EMU’s delay of move-in because of positive COVID tests underscores colleges’ challenges

Eastern Mennonite has delayed its move-in weekend until Sept. 3-6 after four students tested positive for COVID-19.

By Andrew Jenner, publisher, with additional reporting by contributors Sukainah Abid-Kons, and Sky Wilson 

Even before many of its students even reached campus, Eastern Mennonite University sought to quash an outbreak this week when four students tested positive, although without showing symptoms. But the students’ interactions with others, who also now must be quarantined, set into motion a ripple effect, prompting EMU to delay its move-in date from this weekend until Sept. 3-6 and forcing classes online to start the semester. 

In a week that also saw the University of North Carolina-Chapel Hill and University of Notre Dame shift from on-campus to online classes, EMU’s decision underscored just how complicated of a task that universities have to safely open their campuses amid the COVID-19 pandemic. And it comes just when most of the 19,000 JMU students arrive in Harrisonburg in preparation for that university to start Aug. 26. 

On Wednesday afternoon EMU administrators notified students, faculty and staff of a two-week delay to the move-in date after four student leaders in residence halls tested positive for COVID-19. While all four were asymptomatic, all other residence hall student leaders and staff who had “sustained contact” with them are quarantining, along with a “wider group of Student Life staff personnel [who] need to quarantine out of an abundance of caution,” according to the statement signed by President Susan Schultz Huxman, Provost Fred Kniss and Dean of Students Shannon Dycus.

“We simply cannot in good faith open our residence halls with this many staff and student leaders impacted,” it continued. 

As a result, in-person classes that were to begin on Tuesday will now move online, with residential students expected to return to campus between Sept. 3-6, although students who had already arrived will be accommodated.

“Though disappointing, this situation is not all that surprising nor was it unplanned for,” said Mark Metzler Sawin, a history professor, in an email to The Citizen. “All summer, our Crisis Management Team has been helping faculty and staff build plans for just such a contingency … And after seeing what happened at UNC [this] week, we all knew this was a very real possibility.”

Still, he said the development was “deeply disappointing.” 

“What makes EMU so special is its close community and connections, and the first weeks of college are always such a wonderful time of reunion and new connections,” Sawin added. “I myself have two children who are attending EMU this year, including my son who is starting his first year. My heart especially goes out to these first-year students because after losing the last months of their senior year of high school–no prom, no graduation ceremony, etc.–they are now also losing this other right-of-passage in all the pomp and ceremony of matriculation into college.”

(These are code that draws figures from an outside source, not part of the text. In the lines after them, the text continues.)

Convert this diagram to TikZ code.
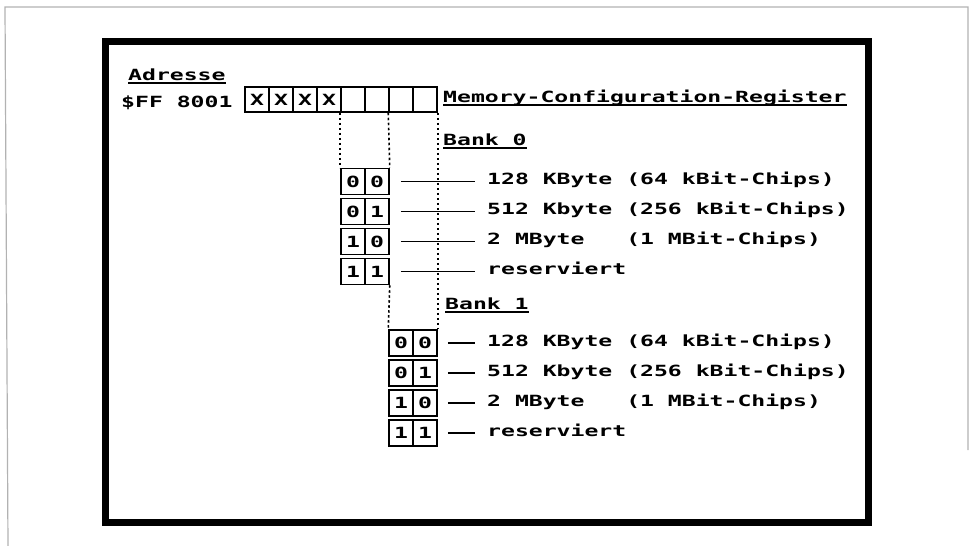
\documentclass[tikz,border=0pt]{standalone}
\usepackage{fontspec}
\newfontfamily\atari[FakeStretch=1.5]{DejaVu Sans Mono}
\begin{document}
\begin{tikzpicture}[x=1pt,y=-1pt,
  every node/.style={font=\atari\bfseries\fontsize{15.4}{18}\selectfont},
  cell/.style={draw, line width=1.5pt, minimum width=24pt, minimum height=25pt, inner sep=0pt, anchor=center},
  bcell/.style={cell, minimum height=26pt},
  lbl/.style={anchor=base west, inner sep=0pt},
  rowtxt/.style={anchor=west, inner sep=0pt, text height=11.3pt, text depth=5pt},
  conn/.style={line width=1.5pt},
  dotl/.style={line width=1.6pt, dash pattern=on 2.5pt off 2.5pt},
  uline/.style={line width=1.5pt}]
\path[use as bounding box] (0,0) rectangle (972,546);
% frames
\draw[gray!60, line width=1.2pt] (8,546) -- (5,7) -- (968,7) -- (968,450);
\draw[line width=7pt] (105,41) rectangle (868,522);
% address
\node[lbl] (adr) at (128,80) {Adresse};
\draw[uline] ([yshift=-3pt]adr.base west) -- ([yshift=-3pt]adr.base east);
\node[lbl] (addr) at (121,107) {\$FF 8001};
% register
\foreach \i/\t in {1/X,2/X,3/X,4/X,5/{},6/{},7/{},8/{}}
  \node[cell] (r\i) at ({233+24*\i},99.5) {\t};
\node[lbl] (mcr) at (443,102) {Memory-Configuration-Register};
\draw[uline] ([yshift=-3pt]mcr.base west) -- ([yshift=-3pt]mcr.base east);
% bank labels
\node[lbl] (bk0) at (443,145) {Bank 0};
\draw[uline] ([yshift=-3pt]bk0.base west) -- ([yshift=-3pt]bk0.base east);
\node[lbl] (bk1) at (445,309) {Bank 1};
\draw[uline] ([yshift=-3pt]bk1.base west) -- ([yshift=-3pt]bk1.base east);
% bank 0 cells
\foreach \r/\a/\b in {1/0/0,2/0/1,3/1/0,4/1/1} {
  \node[bcell] (pl\r) at (353,{151.5+30*\r}) {\a};
  \node[bcell] (pr\r) at (377,{151.5+30*\r}) {\b};
}
% bank 1 cells
\foreach \r/\a/\b in {1/0/0,2/0/1,3/1/0,4/1/1} {
  \node[bcell] (ql\r) at (401,{313+30*\r}) {\a};
  \node[bcell] (qr\r) at (425,{313+30*\r}) {\b};
}
% dotted lines
\draw[dotl] (r5.south west) -- (pl1.north west);
\draw[dotl] (r7.south west) -- (pr1.north east);
\draw[dotl] (pr4.south east) -- (ql1.north west);
\draw[dotl] (r8.south east) -- (qr1.north east);
% bank 0 texts
\node[rowtxt] (ta1) at (487,181.5) {128 KByte (64 kBit-Chips)};
\node[rowtxt] (ta2) at (487,211.5) {512 Kbyte (256 kBit-Chips)};
\node[rowtxt] (ta3) at (487,241.5) {2 MByte\ \ \ (1 MBit-Chips)};
\node[rowtxt] (ta4) at (487,271.5) {reserviert};
% bank 1 texts
\node[rowtxt] (tb1) at (487,343) {128 KByte (64 kBit-Chips)};
\node[rowtxt] (tb2) at (487,373) {512 Kbyte (256 kBit-Chips)};
\node[rowtxt] (tb3) at (487,403) {2 MByte\ \ \ (1 MBit-Chips)};
\node[rowtxt] (tb4) at (487,433) {reserviert};
% connectors
\foreach \r in {1,2,3,4} {
  \draw[conn] ([xshift=11pt]pr\r.east) -- ([xshift=-12pt]ta\r.west);
  \draw[conn] ([xshift=10pt]qr\r.east) -- ([xshift=-12pt]tb\r.west);
}
\end{tikzpicture}
\end{document}
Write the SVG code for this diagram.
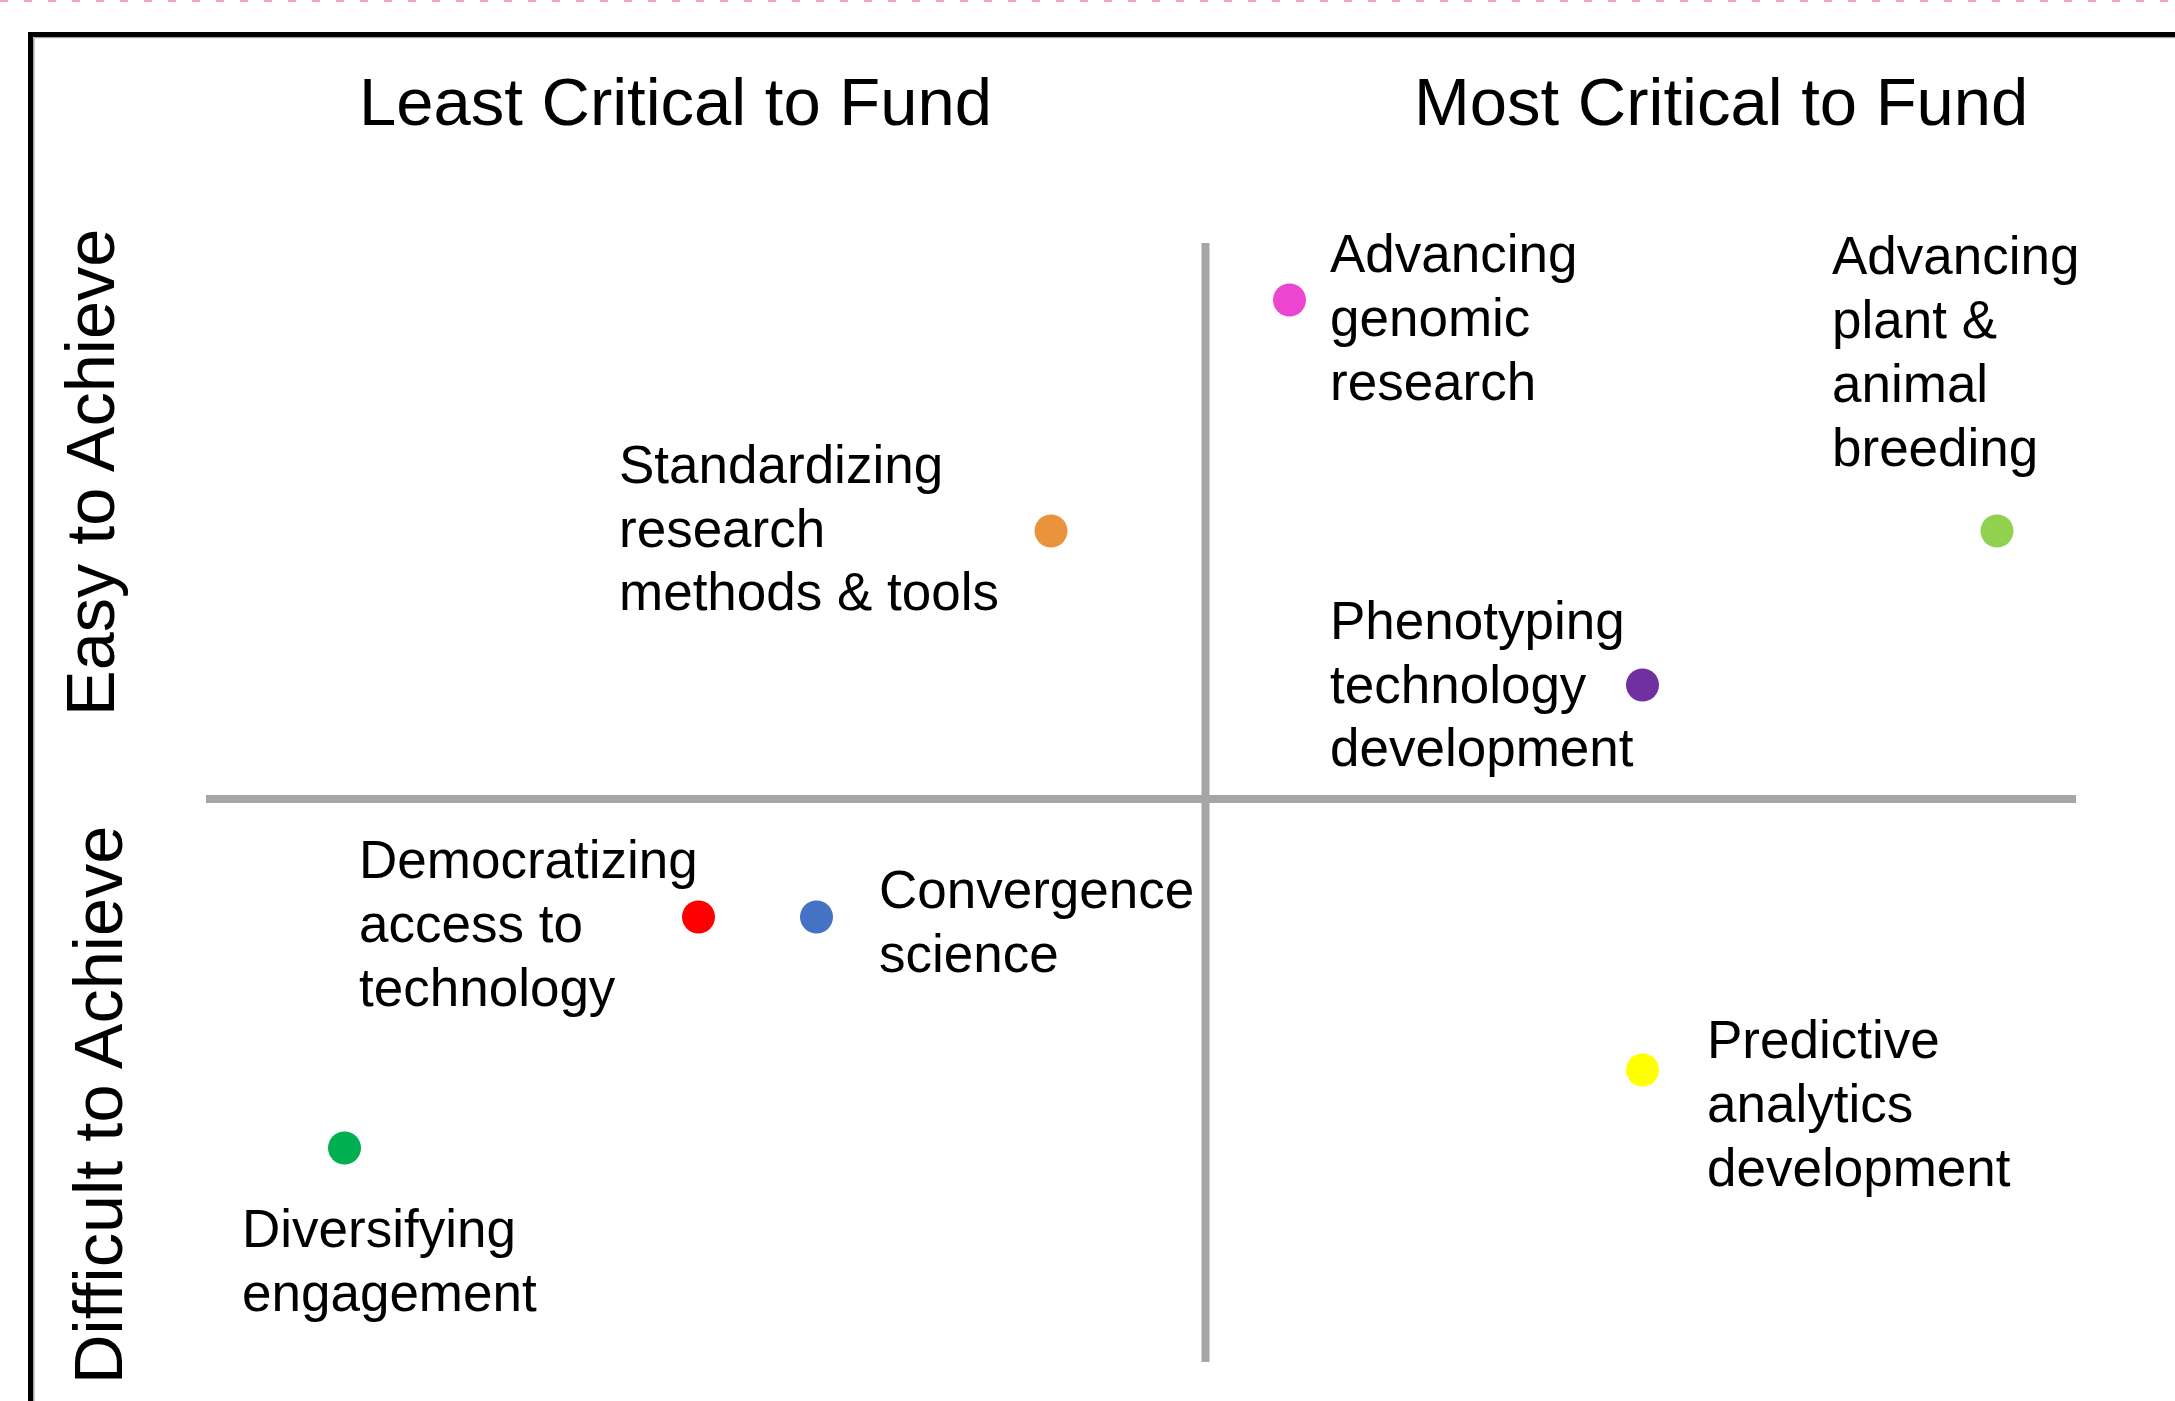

Director of Libraries Marci Frederick echoed that disappointment.

“I’m distressed at the ongoing toll that COVID is taking in our country, and disappointed that my relationships with students, faculty and staff will be distanced and perhaps awkward at times. It’s a hard way to start the fall,” she wrote in an email. “The Hartzler Library building looks a little bare with furniture spread out, but at this juncture we will be open and offering services. Library staff have done great preparation for this. The library has offered online services and collections for years, so we are prepared to keep going!”

Two EMU students said the situation comes as no surprise.

“I didn’t specifically expect a delay to happen, however I did expect to get sent home early again or be forced to finish the semester online,” said Grace Harder, a sophomore environmental science major. “There was no way EMU was going to get through the fall semester without COVID-19 cases popping up on campus.”

Senior Mariana Martinez, a peacebuilding major, said that she figured it was “only a matter of time” and had already opted out of in-person classes.

She said she was concerned for students who were already en route to Harrisonburg. 

“They were urged to turn around and go home. They were told to cancel their flights. I had friends driving 10-plus hours that had to choose between halting their travel plans until September or continue their move to Harrisonburg,” Martinez said.

She said she hopes the university will offer “whatever support is needed in these next two weeks” for students whose school year is off to a wobbly start.

Sawin said the uncertain and unprecedented situation means the values the university embrace will be put to the test.

“These are unprecedented times—times that will be talked about for generations to come,” said Sawin. “We stress the importance of creativity, innovation, and resilience in education all the time here at EMU–this pandemic is forcing us to put those important ideals into practice rapidly and in very real ways, and that’s not necessarily a bad thing.”